Luma’s Crown as Adtech’s Top M&A Dealmaker Is Under Threat🔒- Investment bank Atlas Technology Group is gaining ground on dominant player LUMA Partners in ad tech M&A after helping Lotame and Rockerbox recently find exits. Three former LUMA Partners vets—Brian Andersen, Mark Greenbaum, and Dick Filippini—left the company in 2023 to launch Atlas. While the startup has focused on SaaS companies, it isn't surprising that the recent deals it's done have been in ad tech, considering that's LUMA's bread and butter. Since the beginning of 2025, Atlas has been involved in five new M&A deals, while LUMA hasn't announced any, though its pipeline is robust, according to CEO Terence Kawaja. There are other players in the investment bank space, of course, and with ad tech M&A activity continuing to gain steam, there should be plenty of work for everyone this year.

Other Notable Headlines
(that you should know about too) 🤓 

Mediaocean Unveils Innovid as Unified Brand for Global Ad Tech Business - Mediaocean has merged Innovid with Flashtalking to create a new brand under the Innovid name, offering creative personalization, ad serving, measurement, and optimization.

LG Loses Again Over Firing Ad Tech Startup Alphonso's Founders🔒- LG acquired CTV data company Alphonso in 2021 to power LG Ads. In January, Alphonso's founding team and minority shareholders won a lawsuit against LG for wrongful termination and board misconduct. Last week, the Delaware Supreme Court upheld the decision.

Perion Announces Adoption of Unified ID 2.0 Powered by The Trade Desk to Bridge First-Party Data and Omnichannel Scale - The third-party cookie alternative will work within the Perion One platform and alongside Perion's proprietary tech SORT, an AI-based tool that predicts consumer mindset.

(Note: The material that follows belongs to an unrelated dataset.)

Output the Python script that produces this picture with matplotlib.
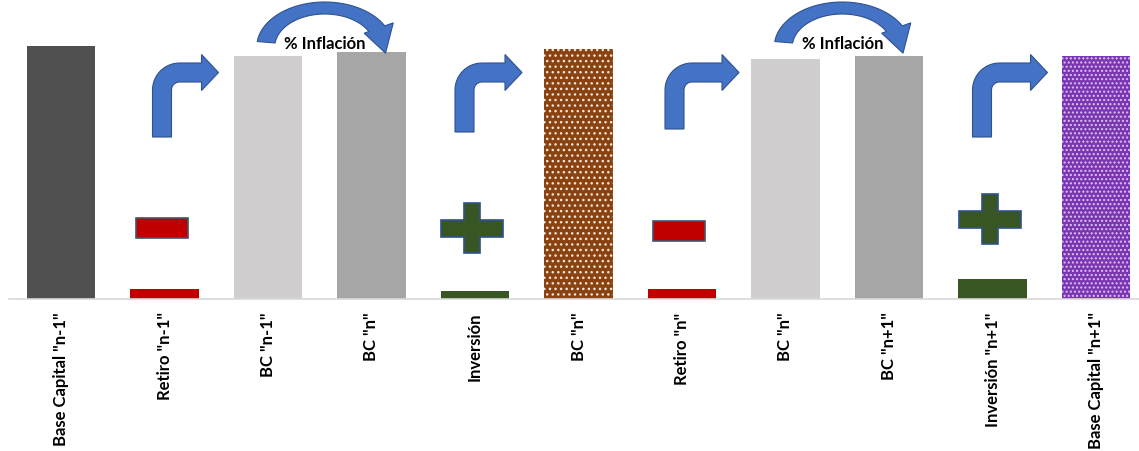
import numpy as np
import matplotlib
matplotlib.use('Agg')
import matplotlib.pyplot as plt
from matplotlib.patches import Polygon, Rectangle

plt.rcParams['font.family'] = ['Lato', 'DejaVu Sans']
plt.rcParams['hatch.linewidth'] = 1.0

labels = ['Base Capital "n-1"', 'Retiro "n-1"', 'BC "n-1"', 'BC "n"', 'Inversión',
          'BC "n"', 'Retiro "n"', 'BC "n"', 'BC "n+1"', 'Inversión "n+1"',
          'Base Capital "n+1"']
values = [253, 10, 243, 247, 8, 250, 10, 240, 243, 20, 243]
colors = ['#505050', '#C00000', '#D0CECE', '#A6A6A6', '#375623', '#8A4210',
          '#C00000', '#D0CECE', '#A6A6A6', '#375623', '#7A35B0']
hatches = [None, None, None, None, None, '...', None, None, None, None, '....']
hatch_cols = ['none'] * 5 + ['#F2E6DA'] + ['none'] * 4 + ['#DCC3F2']

# decorations: which bar they sit over
arrow_bars = [1, 4, 6, 9]
arrow_dx = [-12, -20, -17, -20]
arrow_len = [66, 67, 74, 75]
arrow_bottom = [138, 133, 130, 138]
minus_bars = [1, 6]
minus_y = [229, 232]
plus_bars = [4, 9]
plus_y = [229, 220]
infl_pairs = [(2, 3), (7, 8)]

W, H = 1139, 452
fig = plt.figure(figsize=(W / 100, H / 100), dpi=100)
ax = fig.add_axes([9.25 / W, (H - 300) / H, 1138.5 / W, 300 / H])

x = np.arange(len(values))
bars = ax.bar(x, values, width=0.66, color=colors, linewidth=0)
for b, h, hc in zip(bars, hatches, hatch_cols):
    if h:
        b.set_hatch(h)
        b.set_edgecolor(hc)
        b.set_linewidth(0)

ax.set_xlim(-0.5, 10.5)
ax.set_ylim(0, 300)
ax.set_xticks(x)
ax.set_xticklabels(labels, rotation=90, fontsize=12, fontweight='bold', color='#000000')
ax.tick_params(axis='x', length=0, pad=9)
ax.set_yticks([])
for s in ['left', 'right', 'top']:
    ax.spines[s].set_visible(False)
ax.spines['bottom'].set_color('#D9D9D9')
ax.spines['bottom'].set_linewidth(1.2)

# overlay in pixel coordinates (y down) for the shapes
ov = fig.add_axes([0, 0, 1, 1], zorder=5)
ov.set_xlim(0, W)
ov.set_ylim(H, 0)
ov.axis('off')


def cx(i):
    return ax.transData.transform((i, 0))[0]


blue = '#4472C4'
blue_edge = '#2F528F'


def bent_arrow(x0, y0, xt, yt=64, w=19, R=27, hh=18, hl=17):
    pts = [(x0, y0), (x0, yt + R)]
    c = (x0 + R, yt + R)
    for a in np.linspace(np.pi, 1.5 * np.pi, 15):
        pts.append((c[0] + R * np.cos(a), c[1] + R * np.sin(a)))
    pts += [(xt - hl, yt), (xt - hl, yt + w / 2 - hh), (xt, yt + w / 2),
            (xt - hl, yt + w / 2 + hh), (xt - hl, yt + w)]
    r = R - w
    c = (x0 + w + r, yt + w + r)
    for a in np.linspace(1.5 * np.pi, np.pi, 10):
        pts.append((c[0] + r * np.cos(a), c[1] + r * np.sin(a)))
    pts.append((x0 + w, y0))
    ov.add_patch(Polygon(pts, closed=True, fc=blue, ec=blue_edge, lw=0.8))


def curved_arrow(xc, yc=48, rxo=68, ryo=45, rxi=50, ryi=33, t0=173, t1=28,
                 ext=(9, 5), hl=26):
    t = np.radians(np.linspace(t0, t1, 40))
    outer = np.c_[xc + rxo * np.cos(t), yc - ryo * np.sin(t)]
    inner = np.c_[xc + rxi * np.cos(t), yc - ryi * np.sin(t)][::-1]
    O, I = outer[-1], inner[0]
    u = (O - I) / np.hypot(*(O - I))
    n = np.array([-u[1], u[0]])
    if n[1] < 0:
        n = -n
    mid = (O + I) / 2
    head = [O + ext[0] * u, mid + hl * n, I - ext[1] * u]
    pts = np.vstack([outer, head, inner])
    ov.add_patch(Polygon(pts, closed=True, fc=blue, ec=blue_edge, lw=0.8))


for i, dx, ln, yb in zip(arrow_bars, arrow_dx, arrow_len, arrow_bottom):
    x0 = cx(i) + dx
    bent_arrow(x0, yb, x0 + ln)

for i, yc in zip(minus_bars, minus_y):
    c = cx(i) - 3
    ov.add_patch(Rectangle((c - 26, yc - 10), 52, 20, fc='#C00000', ec='#44546A', lw=1.2))

for i, yc in zip(plus_bars, plus_y):
    c = cx(i) - 3
    pts = [(c - 8, yc - 25), (c + 8, yc - 25), (c + 8, yc - 8.5), (c + 31, yc - 8.5),
           (c + 31, yc + 8.5), (c + 8, yc + 8.5), (c + 8, yc + 25), (c - 8, yc + 25),
           (c - 8, yc + 8.5), (c - 31, yc + 8.5), (c - 31, yc - 8.5), (c - 8, yc - 8.5)]
    ov.add_patch(Polygon(pts, closed=True, fc='#375623', ec='#2F528F', lw=1.2))

for a, b in infl_pairs:
    mid = (cx(a) + cx(b)) / 2
    curved_arrow(mid + 5)
    ov.text(mid + 5, 44, '% Inflación', ha='center', va='center',
            fontsize=12, fontweight='bold', color='#000000', zorder=6)

fig.savefig('out.png', dpi=100)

Brian Wieser revises ad forecast downward as U.S. ad market grows wary🔒- Wieser predicts non-political ad spend to grow 3.6% this year, down from 4.5% growth previously forecast, due to tariffs, a slowing economy, and macroeconomic uncertainty. Not good.

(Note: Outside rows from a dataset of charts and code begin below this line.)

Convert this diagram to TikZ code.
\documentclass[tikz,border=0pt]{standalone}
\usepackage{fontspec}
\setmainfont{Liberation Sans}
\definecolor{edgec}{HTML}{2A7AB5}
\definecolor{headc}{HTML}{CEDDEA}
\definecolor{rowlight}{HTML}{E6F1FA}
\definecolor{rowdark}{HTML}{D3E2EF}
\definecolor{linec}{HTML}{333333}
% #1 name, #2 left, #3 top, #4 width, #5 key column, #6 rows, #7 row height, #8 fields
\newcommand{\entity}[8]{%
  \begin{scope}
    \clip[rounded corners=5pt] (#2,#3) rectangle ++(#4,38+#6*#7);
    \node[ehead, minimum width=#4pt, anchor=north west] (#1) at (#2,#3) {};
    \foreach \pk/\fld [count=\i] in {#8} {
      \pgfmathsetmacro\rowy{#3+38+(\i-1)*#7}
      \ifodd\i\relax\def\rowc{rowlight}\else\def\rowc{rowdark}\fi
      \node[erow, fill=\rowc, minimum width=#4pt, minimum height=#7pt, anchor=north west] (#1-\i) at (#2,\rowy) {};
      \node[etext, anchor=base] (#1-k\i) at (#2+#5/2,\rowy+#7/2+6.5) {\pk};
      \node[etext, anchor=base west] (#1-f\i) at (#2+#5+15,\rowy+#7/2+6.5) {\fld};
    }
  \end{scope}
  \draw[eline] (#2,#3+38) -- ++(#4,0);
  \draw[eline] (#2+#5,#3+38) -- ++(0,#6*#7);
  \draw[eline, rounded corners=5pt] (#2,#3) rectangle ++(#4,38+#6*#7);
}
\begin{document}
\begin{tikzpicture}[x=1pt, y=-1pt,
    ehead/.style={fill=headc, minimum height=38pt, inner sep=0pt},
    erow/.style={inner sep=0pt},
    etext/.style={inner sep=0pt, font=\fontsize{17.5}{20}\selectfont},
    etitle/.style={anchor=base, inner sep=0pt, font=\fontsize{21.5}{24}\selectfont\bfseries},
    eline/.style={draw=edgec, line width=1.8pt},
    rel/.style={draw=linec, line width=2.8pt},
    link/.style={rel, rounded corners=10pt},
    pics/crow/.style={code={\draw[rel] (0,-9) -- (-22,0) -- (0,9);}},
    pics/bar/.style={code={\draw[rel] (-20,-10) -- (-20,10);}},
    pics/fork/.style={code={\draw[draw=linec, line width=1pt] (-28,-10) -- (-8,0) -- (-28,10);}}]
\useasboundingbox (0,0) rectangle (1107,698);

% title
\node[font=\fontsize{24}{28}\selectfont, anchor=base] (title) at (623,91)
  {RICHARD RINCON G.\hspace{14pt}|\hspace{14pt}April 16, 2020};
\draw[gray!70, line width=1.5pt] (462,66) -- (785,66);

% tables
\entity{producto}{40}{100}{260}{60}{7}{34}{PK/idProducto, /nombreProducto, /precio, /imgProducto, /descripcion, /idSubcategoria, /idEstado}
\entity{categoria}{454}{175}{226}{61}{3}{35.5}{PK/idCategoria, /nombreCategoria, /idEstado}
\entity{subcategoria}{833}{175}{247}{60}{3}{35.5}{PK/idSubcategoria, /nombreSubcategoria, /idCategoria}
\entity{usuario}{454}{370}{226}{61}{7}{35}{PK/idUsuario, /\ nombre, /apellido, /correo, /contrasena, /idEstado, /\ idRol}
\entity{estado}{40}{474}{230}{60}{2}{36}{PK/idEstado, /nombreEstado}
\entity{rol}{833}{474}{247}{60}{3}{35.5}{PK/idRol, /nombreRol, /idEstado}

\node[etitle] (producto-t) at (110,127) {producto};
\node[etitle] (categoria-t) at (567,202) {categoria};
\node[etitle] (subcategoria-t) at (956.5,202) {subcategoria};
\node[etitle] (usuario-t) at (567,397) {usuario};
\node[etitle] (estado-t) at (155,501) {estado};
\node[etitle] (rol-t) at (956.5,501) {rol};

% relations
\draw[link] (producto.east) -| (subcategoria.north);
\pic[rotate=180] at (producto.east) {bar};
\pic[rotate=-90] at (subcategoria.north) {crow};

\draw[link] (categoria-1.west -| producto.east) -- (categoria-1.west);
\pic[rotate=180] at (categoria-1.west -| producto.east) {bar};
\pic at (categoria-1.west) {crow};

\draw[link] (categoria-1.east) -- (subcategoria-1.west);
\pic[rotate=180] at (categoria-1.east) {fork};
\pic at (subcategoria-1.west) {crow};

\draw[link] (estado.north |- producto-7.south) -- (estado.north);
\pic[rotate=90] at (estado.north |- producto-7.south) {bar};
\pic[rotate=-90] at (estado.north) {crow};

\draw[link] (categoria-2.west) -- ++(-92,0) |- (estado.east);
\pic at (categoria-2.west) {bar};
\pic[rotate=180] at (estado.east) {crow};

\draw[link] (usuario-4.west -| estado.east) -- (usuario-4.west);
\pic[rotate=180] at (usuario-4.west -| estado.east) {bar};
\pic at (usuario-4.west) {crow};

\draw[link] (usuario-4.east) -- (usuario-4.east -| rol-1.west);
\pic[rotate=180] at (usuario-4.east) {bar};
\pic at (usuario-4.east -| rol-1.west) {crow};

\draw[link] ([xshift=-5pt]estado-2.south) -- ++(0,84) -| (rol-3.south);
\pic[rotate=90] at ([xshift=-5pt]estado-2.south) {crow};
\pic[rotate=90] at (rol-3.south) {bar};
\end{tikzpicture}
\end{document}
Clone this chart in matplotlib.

IOC and Comcast NBCUniversal Agree on Groundbreaking Partnership for the New Digital Era, Including an Extension of their Olympic Media Rights Agreement Until 2036 - The extension of the media rights for the 2033-2036 cycle is valued at $3B. It covers the Olympic Winter Games Salt Lake City-Utah 2034 and the Olympic Games 2036, for which the host has yet to be determined.

Wonder Acquires Tastemade for Its Latest Quest: to Make a ‘Mealtime Super App’🔒- Food-delivery startup Wonder is paying $90M for media company Tastemade, adding an international production company, content studio, and ad business to its portfolio.

Reddit Allows Users To Block Specific Advertisers - If a Reddit user blocks an ad from their feed, the platform will hide all ads from that advertiser for that user for a year or more.

Advertisers upped women’s sports spend by triple digits in 2024 - TV ad spend for women's sports soared by 139% last year compared to 2023. Engagement for the average ad was 40% higher than the average ad on prime-time TV.

Apple, Mozilla, Advertisers Back Google - Apple and Mozilla receive billions of dollars to make Google's search engine the default in Safari and Firefox. Unsurprisingly, they don't want to lose the revenue when Google gets punished in its search antitrust case. Other companies are also voicing support for Google. Could such a ruling hurt these companies more than Google itself?